We have made it up and down the Dalton highway to Deadhorse on the Prudhoe Bay so 2x 797 km. The trip was well worth it. The first 150 km is over forest covered mountains ranging from 150 m at the river crossings to almost 600 m at the top of the mountains.  At several places you could see the remains of the recent forest fire. Also there is a lookout over the valley where some 20 years ago there was a large forest fire. Now you see that the hills in the distance are slowly reforesting. Different coloured patches of trees can be seen. So it is no longer a single mixed forest. We crossed the Arctic Circle for the second time and on the way back we camped there at the recently renovated campsite. After our first night on the Dalton highway camping in the open, alongside a fast flowing river, and with strong cold wind blowing all night, we drove up through the mountains and over the Atigun pass (1463m) in the Brooks range. The scenery was beautiful. Before the pass, the tree height reduced slowly and after the pass there are no trees anymore. When we drove over the pass it started to snow lightly. Due to the low visibility we drove slowly up and down in second gear. Also we did not want to slip off the road down the cliff on that slippery muddy gravel road. The skies cleared up on the north side of the mountains. First there are still low hills with streams but later it flattened out completely and we drove through the real tundra. The ground is wet so you cannot walk over it. After the pass a large herd of reindeer crossed the road. Unfortunately by the time we got the camera out we could only film how they were running away. That was not the case with the first Muskox we saw. They graze individually and look like moving boulders or tanks in the green landscape. We saw  several of them both on our way up and on the return journey.

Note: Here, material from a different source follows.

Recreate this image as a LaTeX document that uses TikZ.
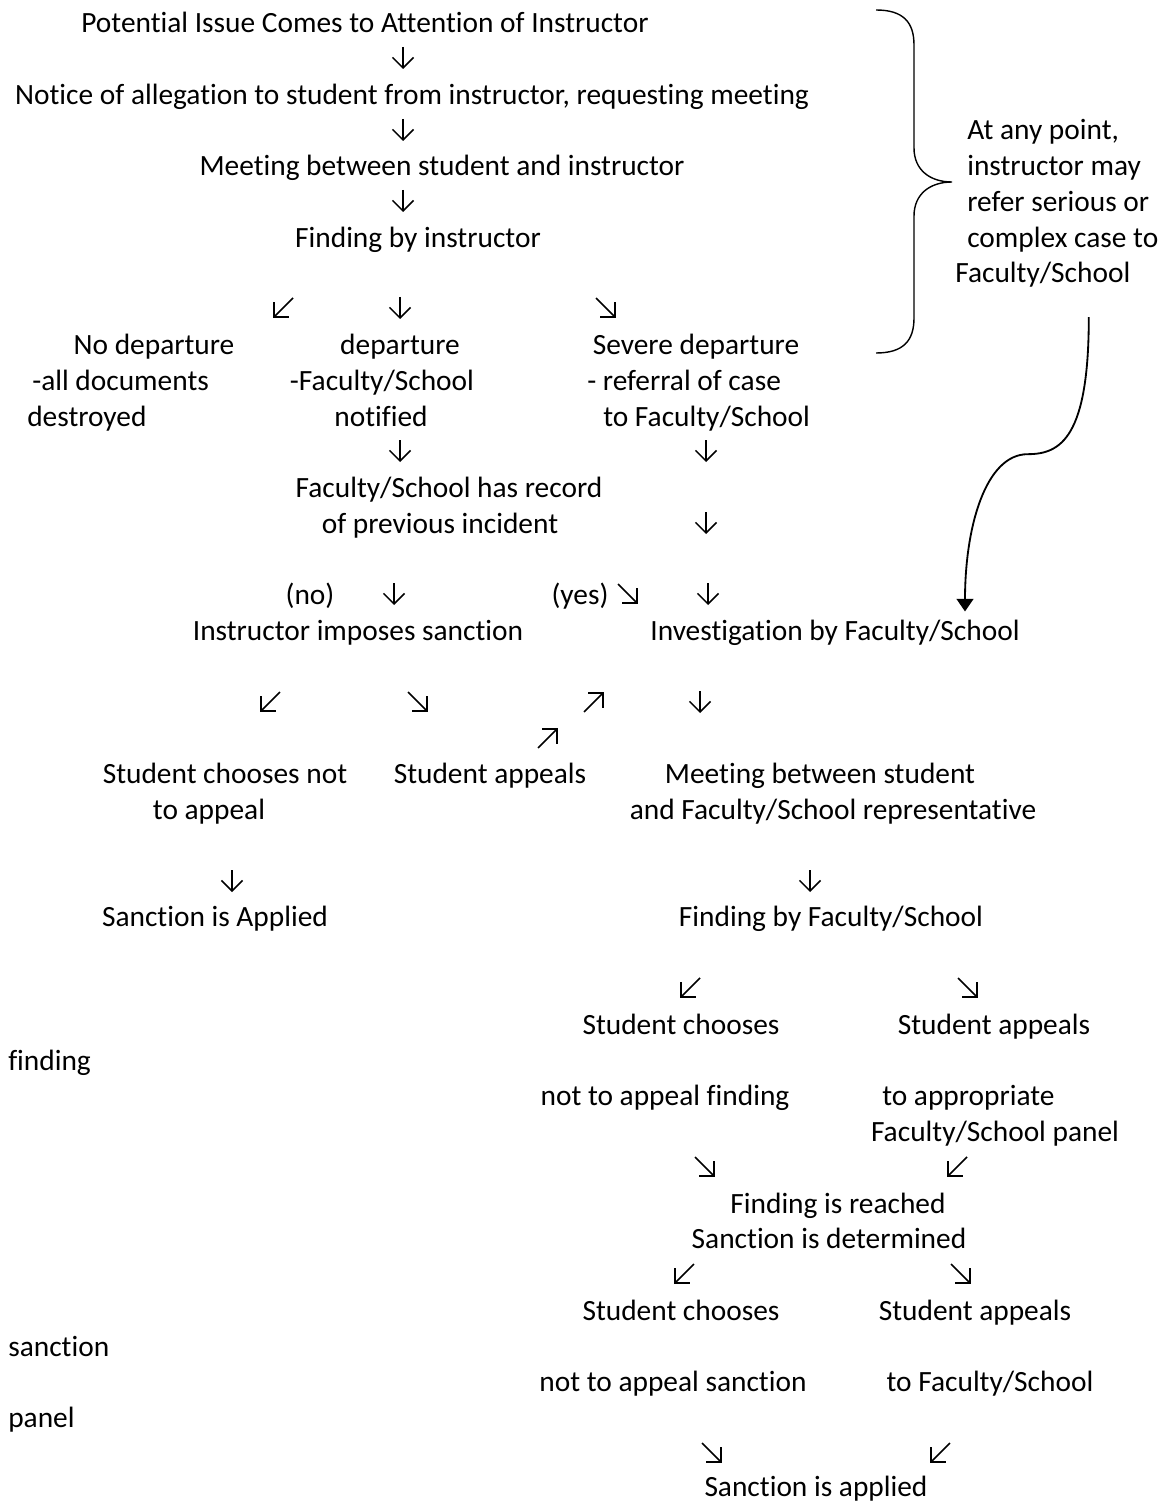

Deadhorse at the Prudhoe Bay was a disappointment. It is nothing more than a large collection of Oil contractor yards with tons of stored equipment and rigs. I assume they are all waiting for the restart of a large drilling campaign. In between the storage yards are some large accommodation blocks and a container supermarket. It is an industrial camp for oil workers. We checked what the diesel price was ($9.49 per gallon) that was already $2 more than at Coldfoot where we tanked the day before and that was already $2 more than in Fairbanks. No need to say that we did not tank there and used our 15 L jerry can to refill the car. We camped outside of Deadhorse along another fast flowing river which is draining the whole of the tundra into the bay. We had to park far enough away from the edge of the river to be sure that it did not erode away during the night to where we were parking. You can only visit Prudhoe Bay by appointment with a bus tour. We did not do this since we had already walked in the Arctic Ocean in Tuktoyaktuk Canada. At a truck stop before the turnoff to Chena, we filled up the camper again for a normal price and Rudy had a large truckers breakfast. He felt a lot better afterwards. A full stomach and a rest after another 300+ kilometres of bumpy sand and tarmac road. Note: It is only August here but the temperature is already 10 degrees or under and with the addition of cold wind it seems that winter has arrived. It doesn’t help that our camper heater is on strike. It stopped working yesterday.

The hot springs are a real local tourist attraction. We are going into the hot spring tomorrow but are now staying at the campsite. We just came back from a tour of the ice sculpture exhibition where we saw a few sculptures which have parts renewed every few months because they are slowly evaporating. It is freezing inside but they provided thick jackets if you need it. The main attraction is the ice bar where you can have a cocktail that you drink from a glass made of ice and of course the whole bar including the bar stools are made from ice too.